## Work instructions
Quote the records below in full, exactly as given, with the images taken out.

## Materials provided
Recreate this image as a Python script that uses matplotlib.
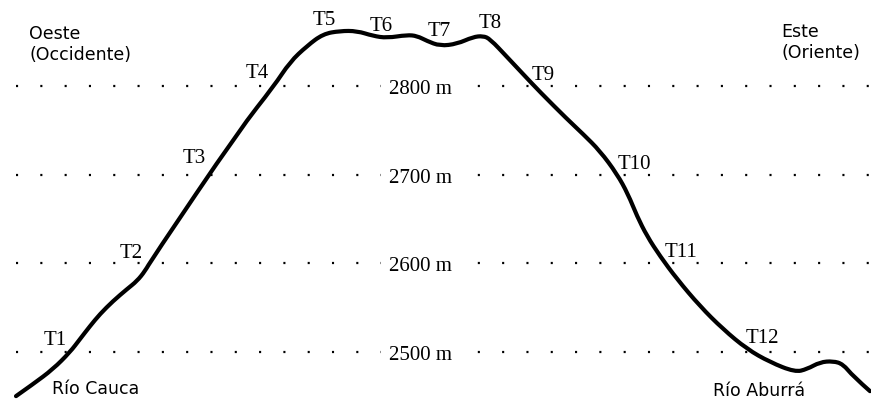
import matplotlib
matplotlib.use('Agg')
import matplotlib.pyplot as plt
from matplotlib.path import Path
from matplotlib.patches import PathPatch

# ── data ──────────────────────────────────────────────────────────────────────
# horizontal distance (arbitrary units) and elevation (m) along the profile
dist = [16, 33, 53, 70, 80, 90, 100, 113, 127, 137, 145, 152, 240, 274, 290,
        307, 323, 340, 357, 373, 387, 407, 417, 427, 440, 457, 473, 483, 490,
        507, 523, 540, 567, 583, 600, 617, 628, 637, 647, 660, 677, 700, 723,
        747, 770, 795, 807, 820, 833, 843, 853, 870]
elev = [2450.5, 2464.0, 2480.9, 2500.1, 2514.8, 2529.4, 2543.0, 2557.6, 2571.1,
        2580.2, 2591.4, 2605.0, 2751.5, 2800.0, 2827.1, 2845.1, 2858.6, 2862.0,
        2862.0, 2856.4, 2854.1, 2857.5, 2856.4, 2850.7, 2845.1, 2847.4, 2855.2,
        2856.4, 2853.0, 2832.7, 2813.5, 2793.2, 2762.8, 2745.9, 2726.7, 2700.8,
        2678.2, 2653.4, 2630.9, 2608.3, 2582.4, 2551.8, 2526.0, 2503.5, 2488.8,
        2477.6, 2480.9, 2488.8, 2490.0, 2486.6, 2473.0, 2456.1]

contours = [2500, 2600, 2700, 2800]

stations = ['T1', 'T2', 'T3', 'T4', 'T5', 'T6', 'T7', 'T8', 'T9', 'T10', 'T11', 'T12']
station_x = [55, 131, 194, 257, 324, 381, 439, 490, 543, 634, 681, 762]
station_elev = [2509, 2607, 2714, 2810, 2870, 2863.5, 2857, 2866.5, 2808, 2707.5,
                2608, 2511]

# ── plot ──────────────────────────────────────────────────────────────────────
plt.rcParams['lines.scale_dashes'] = False
fig = plt.figure(figsize=(8.71, 4.10), dpi=100)
ax = fig.add_axes([0, 0, 1, 1])
ax.set_xlim(0, 871)
ax.set_ylim(2436, 2898)
ax.axis('off')

serif = 'Liberation Serif'
sans = 'DejaVu Sans'

for c in contours:
    ax.plot([16, 870], [c, c], color='black', linewidth=1.6,
            dashes=(1.5, 16.0), dash_capstyle='butt', zorder=1)
    ax.annotate(f'{c} m', xy=(420, c), xytext=(0, -7), textcoords='offset pixels',
                ha='center', va='baseline', fontsize=15, family=serif,
                bbox=dict(boxstyle='square,pad=0.35', fc='white', ec='none'),
                zorder=2)

# smooth profile: quadratic segments between midpoints, data points as controls
pts = list(zip(dist, elev))
verts = [pts[0]]
codes = [Path.MOVETO]
for i in range(1, len(pts) - 1):
    mid = ((pts[i][0] + pts[i + 1][0]) / 2, (pts[i][1] + pts[i + 1][1]) / 2)
    if i == len(pts) - 2:
        mid = pts[-1]
    verts += [pts[i], mid]
    codes += [Path.CURVE3, Path.CURVE3]
ax.add_patch(PathPatch(Path(verts, codes), fc='none', ec='black', lw=3,
                       joinstyle='round', capstyle='round', zorder=3))

for name, x, e in zip(stations, station_x, station_elev):
    ax.text(x, e, name, ha='center', va='baseline', fontsize=15, family=serif,
            zorder=4)

ax.text(29, 2830.5, 'Oeste\n(Occidente)', ha='left', va='baseline',
        fontsize=12.5, family=sans, linespacing=1.2)
ax.text(781, 2833, 'Este\n(Oriente)', ha='left', va='baseline',
        fontsize=12.5, family=sans, linespacing=1.2)
ax.text(52, 2454, 'Río Cauca', ha='left', va='baseline', fontsize=12.5,
        family=sans)
ax.text(713, 2451.5, 'Río Aburrá', ha='left', va='baseline', fontsize=12.5,
        family=sans)

plt.savefig('out.png', dpi=100)
plt.close()
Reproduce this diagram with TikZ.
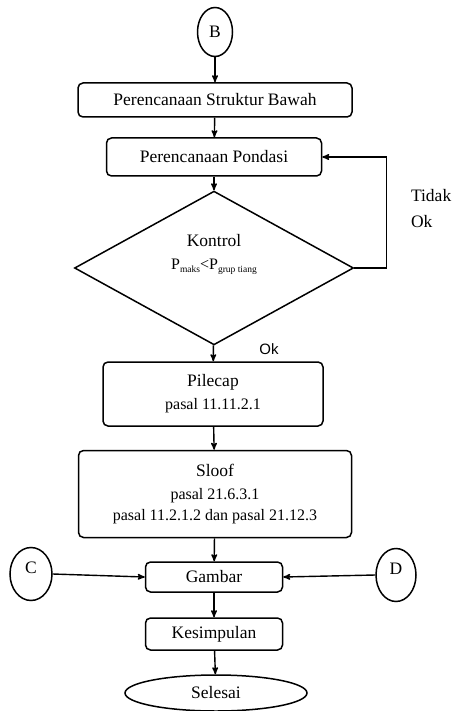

## The solution
Recreate this image as a Python script that uses matplotlib.
import matplotlib
matplotlib.use('Agg')
import matplotlib.pyplot as plt
from matplotlib.path import Path
from matplotlib.patches import PathPatch

# ── data ──────────────────────────────────────────────────────────────────────
# horizontal distance (arbitrary units) and elevation (m) along the profile
dist = [16, 33, 53, 70, 80, 90, 100, 113, 127, 137, 145, 152, 240, 274, 290,
        307, 323, 340, 357, 373, 387, 407, 417, 427, 440, 457, 473, 483, 490,
        507, 523, 540, 567, 583, 600, 617, 628, 637, 647, 660, 677, 700, 723,
        747, 770, 795, 807, 820, 833, 843, 853, 870]
elev = [2450.5, 2464.0, 2480.9, 2500.1, 2514.8, 2529.4, 2543.0, 2557.6, 2571.1,
        2580.2, 2591.4, 2605.0, 2751.5, 2800.0, 2827.1, 2845.1, 2858.6, 2862.0,
        2862.0, 2856.4, 2854.1, 2857.5, 2856.4, 2850.7, 2845.1, 2847.4, 2855.2,
        2856.4, 2853.0, 2832.7, 2813.5, 2793.2, 2762.8, 2745.9, 2726.7, 2700.8,
        2678.2, 2653.4, 2630.9, 2608.3, 2582.4, 2551.8, 2526.0, 2503.5, 2488.8,
        2477.6, 2480.9, 2488.8, 2490.0, 2486.6, 2473.0, 2456.1]

contours = [2500, 2600, 2700, 2800]

stations = ['T1', 'T2', 'T3', 'T4', 'T5', 'T6', 'T7', 'T8', 'T9', 'T10', 'T11', 'T12']
station_x = [55, 131, 194, 257, 324, 381, 439, 490, 543, 634, 681, 762]
station_elev = [2509, 2607, 2714, 2810, 2870, 2863.5, 2857, 2866.5, 2808, 2707.5,
                2608, 2511]

# ── plot ──────────────────────────────────────────────────────────────────────
plt.rcParams['lines.scale_dashes'] = False
fig = plt.figure(figsize=(8.71, 4.10), dpi=100)
ax = fig.add_axes([0, 0, 1, 1])
ax.set_xlim(0, 871)
ax.set_ylim(2436, 2898)
ax.axis('off')

serif = 'Liberation Serif'
sans = 'DejaVu Sans'

for c in contours:
    ax.plot([16, 870], [c, c], color='black', linewidth=1.6,
            dashes=(1.5, 16.0), dash_capstyle='butt', zorder=1)
    ax.annotate(f'{c} m', xy=(420, c), xytext=(0, -7), textcoords='offset pixels',
                ha='center', va='baseline', fontsize=15, family=serif,
                bbox=dict(boxstyle='square,pad=0.35', fc='white', ec='none'),
                zorder=2)

# smooth profile: quadratic segments between midpoints, data points as controls
pts = list(zip(dist, elev))
verts = [pts[0]]
codes = [Path.MOVETO]
for i in range(1, len(pts) - 1):
    mid = ((pts[i][0] + pts[i + 1][0]) / 2, (pts[i][1] + pts[i + 1][1]) / 2)
    if i == len(pts) - 2:
        mid = pts[-1]
    verts += [pts[i], mid]
    codes += [Path.CURVE3, Path.CURVE3]
ax.add_patch(PathPatch(Path(verts, codes), fc='none', ec='black', lw=3,
                       joinstyle='round', capstyle='round', zorder=3))

for name, x, e in zip(stations, station_x, station_elev):
    ax.text(x, e, name, ha='center', va='baseline', fontsize=15, family=serif,
            zorder=4)

ax.text(29, 2830.5, 'Oeste\n(Occidente)', ha='left', va='baseline',
        fontsize=12.5, family=sans, linespacing=1.2)
ax.text(781, 2833, 'Este\n(Oriente)', ha='left', va='baseline',
        fontsize=12.5, family=sans, linespacing=1.2)
ax.text(52, 2454, 'Río Cauca', ha='left', va='baseline', fontsize=12.5,
        family=sans)
ax.text(713, 2451.5, 'Río Aburrá', ha='left', va='baseline', fontsize=12.5,
        family=sans)

plt.savefig('out.png', dpi=100)
plt.close()
Reproduce this diagram with TikZ.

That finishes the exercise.